SAS didn’t reach out to me as a customer, until December 3, 2014, announcing the changes. If I weren’t as involved as I am in Bonusfeber.no and websites like that, I wouldn’t have known about the changes until then, and it would’ve been too late for me to book any “good” mileage runs.
That’s my main issue, and Nils Lindhe didn’t even come anywhere close to addressing that, during last night’s chat. People have also been pretty annoyed by how these changes were actually described as “improvements”, especially by head of communication in Norway, Knut Morten Johnsen. He also managed to say this: “These changes won’t affect the majority of our passengers.”
Well, heck yes it will. SAS Go constitutes easily 75% of any given SAS intra-Europe or domestic flight.
No doubt that the effort to sell it as an improvement was a foolhardy one.
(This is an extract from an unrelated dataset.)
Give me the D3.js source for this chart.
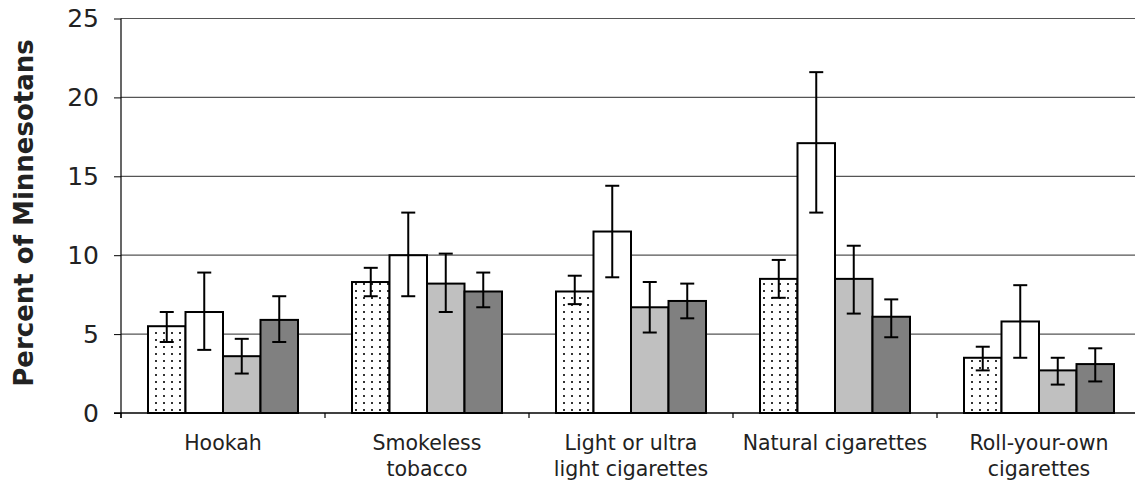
<!DOCTYPE html>
<html>
<head>
<meta charset="utf-8">
<title>Tobacco products</title>
<script src="https://d3js.org/d3.v7.min.js"></script>
<style>
  body { margin: 0; background: #fff; }
  svg { display: block; }
  .yaxis text { font-family: "DejaVu Sans", Verdana, sans-serif; font-size: 25px; fill: #222; }
  .yaxis line { stroke: #000; }
  .catlabel { font-family: "DejaVu Sans", Verdana, sans-serif; font-size: 20.5px; fill: #222; text-anchor: middle; }
  .ytitle { font-family: "DejaVu Sans", Verdana, sans-serif; font-size: 26px; font-weight: bold; fill: #222; text-anchor: middle; }
</style>
</head>
<body>
<script>
// categories and their two-line labels
var categories = ["Hookah", "Smokeless tobacco", "Light or ultra light cigarettes", "Natural cigarettes", "Roll-your-own cigarettes"];
var labelLines = [["Hookah"], ["Smokeless", "tobacco"], ["Light or ultra", "light cigarettes"], ["Natural cigarettes"], ["Roll-your-own", "cigarettes"]];

// four series (no legend in the original), value + error bar low/high
var s1 = [5.5, 8.3, 7.7, 8.5, 3.5];
var s1Lo = [4.5, 7.4, 6.9, 7.3, 2.7];
var s1Hi = [6.4, 9.2, 8.7, 9.7, 4.2];

var s2 = [6.4, 10.0, 11.5, 17.1, 5.8];
var s2Lo = [4.0, 7.4, 8.6, 12.7, 3.5];
var s2Hi = [8.9, 12.7, 14.4, 21.6, 8.1];

var s3 = [3.6, 8.2, 6.7, 8.5, 2.7];
var s3Lo = [2.5, 6.4, 5.1, 6.3, 1.8];
var s3Hi = [4.7, 10.1, 8.3, 10.6, 3.5];

var s4 = [5.9, 7.7, 7.1, 6.1, 3.1];
var s4Lo = [4.5, 6.7, 6.0, 4.8, 2.0];
var s4Hi = [7.4, 8.9, 8.2, 7.2, 4.1];

var yTicks = [0, 5, 10, 15, 20, 25];
var yTitle = "Percent of Minnesotans";

var width = 1135, height = 483;
var pad = {left: 121, right: 1141, top: 18.5, bottom: 413};

var series = [
  {v: s1, lo: s1Lo, hi: s1Hi, fill: "url(#dots)"},
  {v: s2, lo: s2Lo, hi: s2Hi, fill: "#ffffff"},
  {v: s3, lo: s3Lo, hi: s3Hi, fill: "#c0c0c0"},
  {v: s4, lo: s4Lo, hi: s4Hi, fill: "#808080"}
];

var svg = d3.select("body").append("svg")
  .attr("width", width)
  .attr("height", height);

// dotted pattern for the first series
var pat = svg.append("defs").append("pattern")
  .attr("id", "dots")
  .attr("patternUnits", "userSpaceOnUse")
  .attr("width", 8).attr("height", 7);
pat.append("rect").attr("width", 8).attr("height", 7).attr("fill", "#fff");
pat.append("rect").attr("x", 3).attr("y", 3).attr("width", 2).attr("height", 2).attr("fill", "#333");

var y = d3.scaleLinear().domain([0, 25]).range([pad.bottom, pad.top]);
var x0 = d3.scaleBand().domain(categories).range([pad.left, pad.right]);
var x1 = d3.scaleBand().domain(d3.range(series.length)).range([0, x0.bandwidth()]).paddingOuter(0.72);

// gridlines
svg.append("g").selectAll("line")
  .data(yTicks.filter(function(d){ return d > 0; }))
  .enter().append("line")
  .attr("x1", pad.left).attr("x2", pad.right)
  .attr("y1", function(d){ return y(d); })
  .attr("y2", function(d){ return y(d); })
  .attr("stroke", "#555")
  .attr("stroke-width", 1.2);

// bars
var groups = svg.append("g").selectAll("g")
  .data(series)
  .enter().append("g");

groups.selectAll("rect")
  .data(function(s, si){ return s.v.map(function(v, i){ return {v: v, cat: categories[i], si: si, fill: s.fill}; }); })
  .enter().append("rect")
  .attr("x", function(d){ return x0(d.cat) + x1(d.si); })
  .attr("y", function(d){ return y(d.v); })
  .attr("width", x1.bandwidth())
  .attr("height", function(d){ return y(0) - y(d.v); })
  .attr("fill", function(d){ return d.fill; })
  .attr("stroke", "#000")
  .attr("stroke-width", 2);

// error bars
var cap = 7;
var errs = svg.append("g").attr("stroke", "#000").attr("stroke-width", 2);
series.forEach(function(s, si){
  s.v.forEach(function(v, i){
    var cx = x0(categories[i]) + x1(si) + x1.bandwidth() / 2;
    errs.append("line").attr("x1", cx).attr("x2", cx).attr("y1", y(s.lo[i])).attr("y2", y(s.hi[i]));
    errs.append("line").attr("x1", cx - cap).attr("x2", cx + cap).attr("y1", y(s.lo[i])).attr("y2", y(s.lo[i]));
    errs.append("line").attr("x1", cx - cap).attr("x2", cx + cap).attr("y1", y(s.hi[i])).attr("y2", y(s.hi[i]));
  });
});

// y axis
svg.append("g")
  .attr("class", "yaxis")
  .attr("transform", "translate(" + pad.left + ",0)")
  .call(d3.axisLeft(y).tickValues(yTicks).tickSize(7).tickPadding(15))
  .call(function(g){ g.select(".domain").remove(); });

svg.append("line")
  .attr("x1", pad.left).attr("x2", pad.left)
  .attr("y1", y(25)).attr("y2", y(0) + 5)
  .attr("stroke", "#000").attr("stroke-width", 1.2);

// x axis baseline and category boundary ticks
svg.append("line")
  .attr("x1", pad.left - 7).attr("x2", pad.right)
  .attr("y1", y(0)).attr("y2", y(0))
  .attr("stroke", "#000").attr("stroke-width", 1.5);

svg.append("g").selectAll("line")
  .data(categories)
  .enter().append("line")
  .attr("x1", function(d){ return x0(d); })
  .attr("x2", function(d){ return x0(d); })
  .attr("y1", y(0)).attr("y2", y(0) + 5)
  .attr("stroke", "#000").attr("stroke-width", 1.2);

// category labels
svg.append("g").selectAll("text")
  .data(categories)
  .enter().append("text")
  .attr("class", "catlabel")
  .attr("x", function(d){ return x0(d) + x0.bandwidth() / 2; })
  .attr("y", 450)
  .each(function(d, i){
    var t = d3.select(this);
    labelLines[i].forEach(function(line, k){
      t.append("tspan")
        .attr("x", x0(d) + x0.bandwidth() / 2)
        .attr("dy", k === 0 ? 0 : 26)
        .text(line);
    });
  });

// y title
svg.append("text")
  .attr("class", "ytitle")
  .attr("transform", "translate(33,213) rotate(-90)")
  .text(yTitle);
</script>
</body>
</html>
Even high spending customers aren’t winning with the new plan the way they would were it truly revenue-based. As for the limited time to buy for earning under the old plan, I’m torn on that one. The US-based programs base earnings on when you travel, not when you purchase, so I’m much more used to that approach. In that context SAS was even more generous, though it required advanced knowledge/effort and a retro-claim as I understand it.
And there’s not really much Nils could say which would satisfy the customers who are getting hosed on this deal. I much more respect the executive who is direct and clear in the message than the one who tries to spin it.